— Start Provided data —

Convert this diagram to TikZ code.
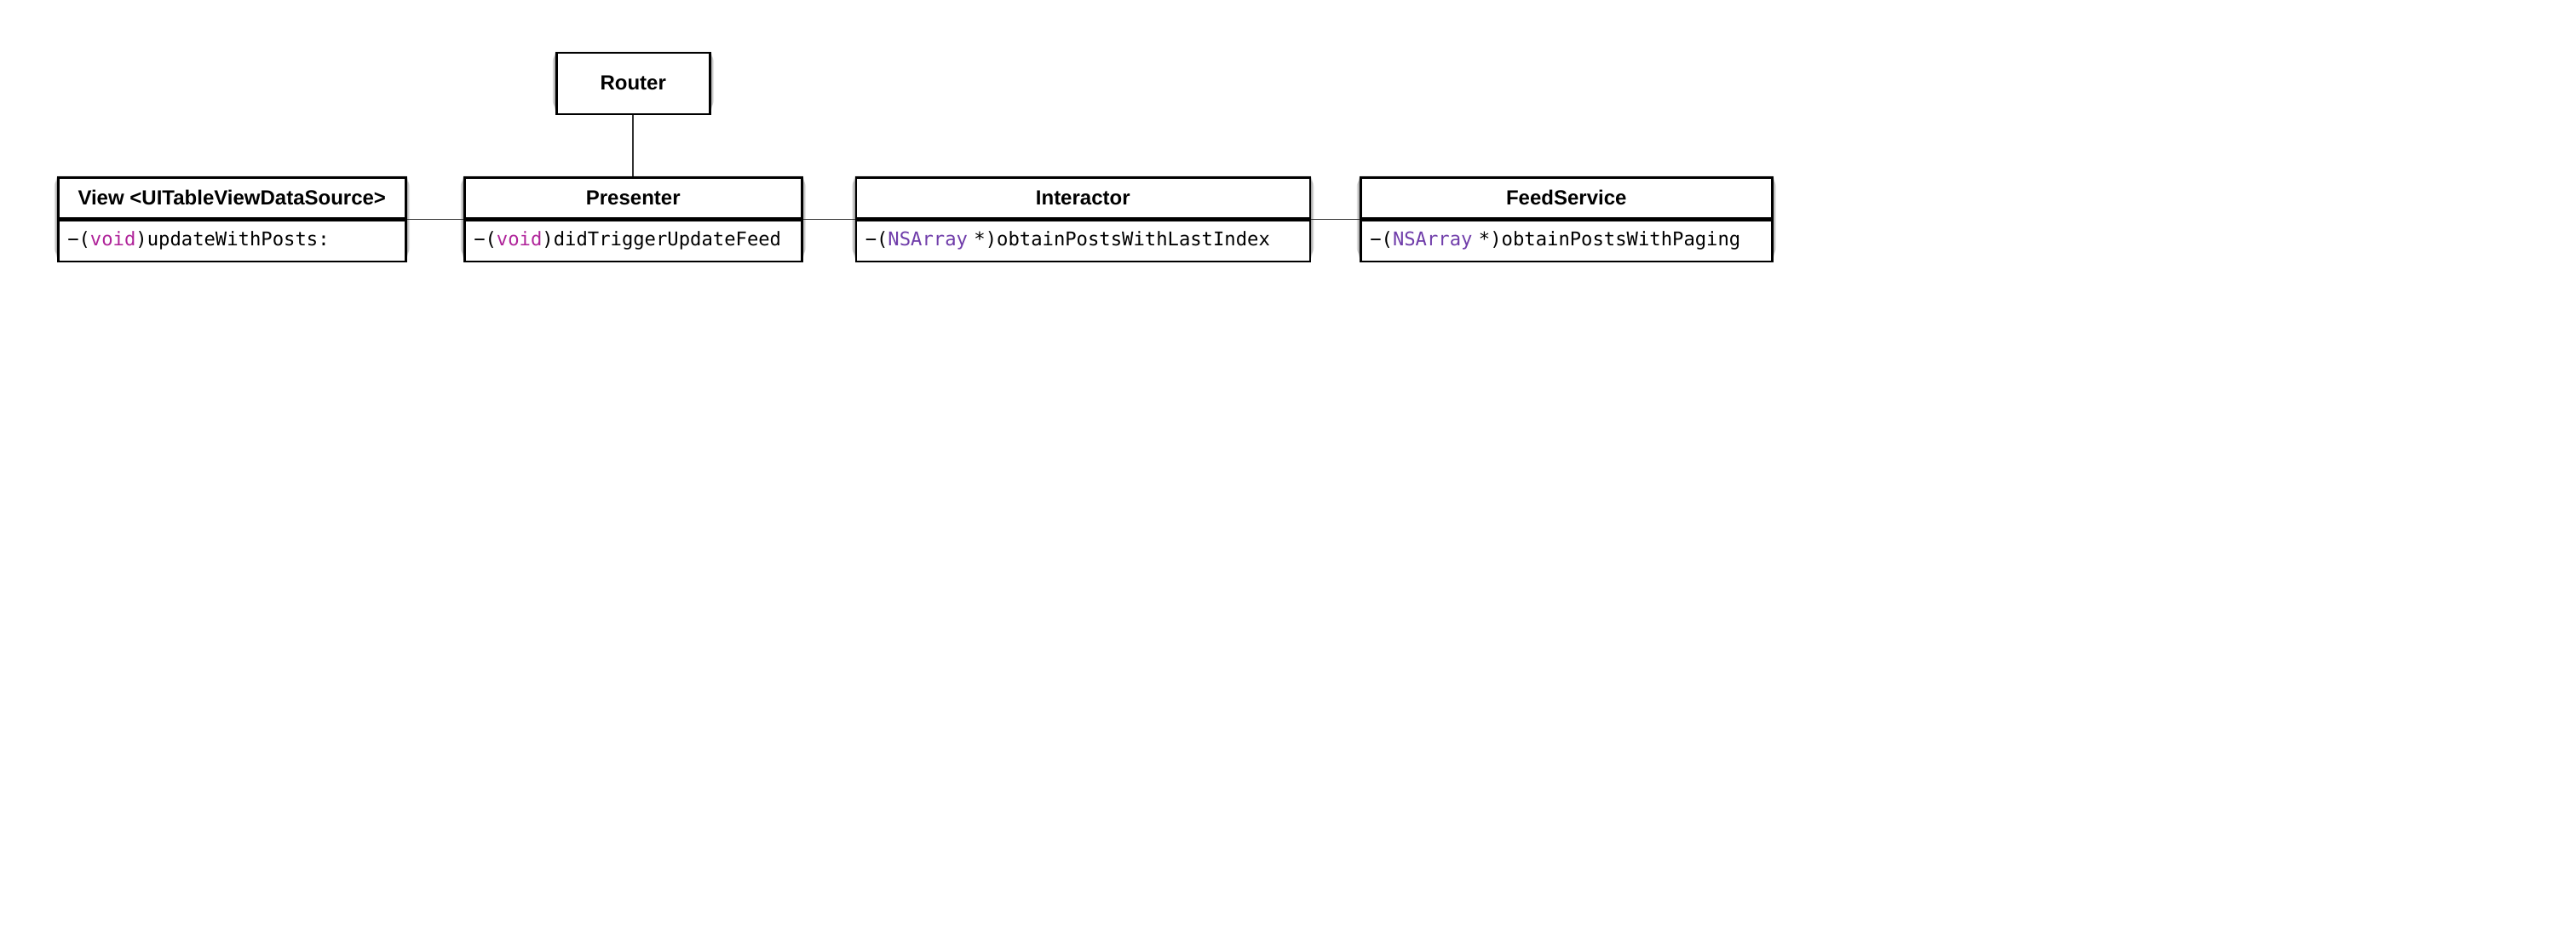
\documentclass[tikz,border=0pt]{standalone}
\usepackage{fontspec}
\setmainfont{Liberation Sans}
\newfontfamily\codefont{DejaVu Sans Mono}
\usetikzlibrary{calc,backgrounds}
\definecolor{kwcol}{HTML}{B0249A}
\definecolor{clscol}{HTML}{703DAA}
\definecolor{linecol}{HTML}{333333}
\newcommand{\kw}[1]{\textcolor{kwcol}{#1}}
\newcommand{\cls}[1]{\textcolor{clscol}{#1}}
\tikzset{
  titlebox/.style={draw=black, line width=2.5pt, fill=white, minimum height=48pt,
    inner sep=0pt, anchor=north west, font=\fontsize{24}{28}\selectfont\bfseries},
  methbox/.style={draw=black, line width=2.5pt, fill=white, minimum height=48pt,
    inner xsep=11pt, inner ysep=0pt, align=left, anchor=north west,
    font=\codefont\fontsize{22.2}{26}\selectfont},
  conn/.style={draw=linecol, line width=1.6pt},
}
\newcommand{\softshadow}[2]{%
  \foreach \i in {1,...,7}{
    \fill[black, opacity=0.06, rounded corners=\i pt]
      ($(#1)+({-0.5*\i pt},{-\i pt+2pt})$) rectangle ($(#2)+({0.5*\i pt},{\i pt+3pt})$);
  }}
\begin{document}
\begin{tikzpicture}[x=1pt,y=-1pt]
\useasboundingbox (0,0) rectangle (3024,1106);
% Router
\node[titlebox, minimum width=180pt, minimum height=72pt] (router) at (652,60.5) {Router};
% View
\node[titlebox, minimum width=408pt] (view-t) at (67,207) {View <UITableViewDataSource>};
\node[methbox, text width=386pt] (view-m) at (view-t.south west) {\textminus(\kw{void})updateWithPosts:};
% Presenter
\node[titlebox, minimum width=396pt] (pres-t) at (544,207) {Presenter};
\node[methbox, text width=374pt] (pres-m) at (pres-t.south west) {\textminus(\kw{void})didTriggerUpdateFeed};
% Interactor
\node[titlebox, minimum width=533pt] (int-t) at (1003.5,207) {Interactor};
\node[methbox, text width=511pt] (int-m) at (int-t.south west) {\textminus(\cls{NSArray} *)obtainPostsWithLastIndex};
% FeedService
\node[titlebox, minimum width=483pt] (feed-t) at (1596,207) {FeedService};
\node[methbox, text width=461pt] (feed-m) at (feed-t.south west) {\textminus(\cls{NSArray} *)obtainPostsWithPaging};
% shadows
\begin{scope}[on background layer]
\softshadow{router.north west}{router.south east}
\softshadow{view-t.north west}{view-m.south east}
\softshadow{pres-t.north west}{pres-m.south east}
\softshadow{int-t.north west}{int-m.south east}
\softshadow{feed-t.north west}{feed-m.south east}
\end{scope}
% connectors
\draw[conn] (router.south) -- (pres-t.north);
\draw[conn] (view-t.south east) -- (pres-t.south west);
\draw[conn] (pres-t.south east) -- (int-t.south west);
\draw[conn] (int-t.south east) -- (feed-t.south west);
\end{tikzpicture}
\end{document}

— End Provided data —

Exercise directions :: Copy out all of the data word for word. Do not carry over any picture.

Written solution ::
Convert this diagram to TikZ code.
\documentclass[tikz,border=0pt]{standalone}
\usepackage{fontspec}
\setmainfont{Liberation Sans}
\newfontfamily\codefont{DejaVu Sans Mono}
\usetikzlibrary{calc,backgrounds}
\definecolor{kwcol}{HTML}{B0249A}
\definecolor{clscol}{HTML}{703DAA}
\definecolor{linecol}{HTML}{333333}
\newcommand{\kw}[1]{\textcolor{kwcol}{#1}}
\newcommand{\cls}[1]{\textcolor{clscol}{#1}}
\tikzset{
  titlebox/.style={draw=black, line width=2.5pt, fill=white, minimum height=48pt,
    inner sep=0pt, anchor=north west, font=\fontsize{24}{28}\selectfont\bfseries},
  methbox/.style={draw=black, line width=2.5pt, fill=white, minimum height=48pt,
    inner xsep=11pt, inner ysep=0pt, align=left, anchor=north west,
    font=\codefont\fontsize{22.2}{26}\selectfont},
  conn/.style={draw=linecol, line width=1.6pt},
}
\newcommand{\softshadow}[2]{%
  \foreach \i in {1,...,7}{
    \fill[black, opacity=0.06, rounded corners=\i pt]
      ($(#1)+({-0.5*\i pt},{-\i pt+2pt})$) rectangle ($(#2)+({0.5*\i pt},{\i pt+3pt})$);
  }}
\begin{document}
\begin{tikzpicture}[x=1pt,y=-1pt]
\useasboundingbox (0,0) rectangle (3024,1106);
% Router
\node[titlebox, minimum width=180pt, minimum height=72pt] (router) at (652,60.5) {Router};
% View
\node[titlebox, minimum width=408pt] (view-t) at (67,207) {View <UITableViewDataSource>};
\node[methbox, text width=386pt] (view-m) at (view-t.south west) {\textminus(\kw{void})updateWithPosts:};
% Presenter
\node[titlebox, minimum width=396pt] (pres-t) at (544,207) {Presenter};
\node[methbox, text width=374pt] (pres-m) at (pres-t.south west) {\textminus(\kw{void})didTriggerUpdateFeed};
% Interactor
\node[titlebox, minimum width=533pt] (int-t) at (1003.5,207) {Interactor};
\node[methbox, text width=511pt] (int-m) at (int-t.south west) {\textminus(\cls{NSArray} *)obtainPostsWithLastIndex};
% FeedService
\node[titlebox, minimum width=483pt] (feed-t) at (1596,207) {FeedService};
\node[methbox, text width=461pt] (feed-m) at (feed-t.south west) {\textminus(\cls{NSArray} *)obtainPostsWithPaging};
% shadows
\begin{scope}[on background layer]
\softshadow{router.north west}{router.south east}
\softshadow{view-t.north west}{view-m.south east}
\softshadow{pres-t.north west}{pres-m.south east}
\softshadow{int-t.north west}{int-m.south east}
\softshadow{feed-t.north west}{feed-m.south east}
\end{scope}
% connectors
\draw[conn] (router.south) -- (pres-t.north);
\draw[conn] (view-t.south east) -- (pres-t.south west);
\draw[conn] (pres-t.south east) -- (int-t.south west);
\draw[conn] (int-t.south east) -- (feed-t.south west);
\end{tikzpicture}
\end{document}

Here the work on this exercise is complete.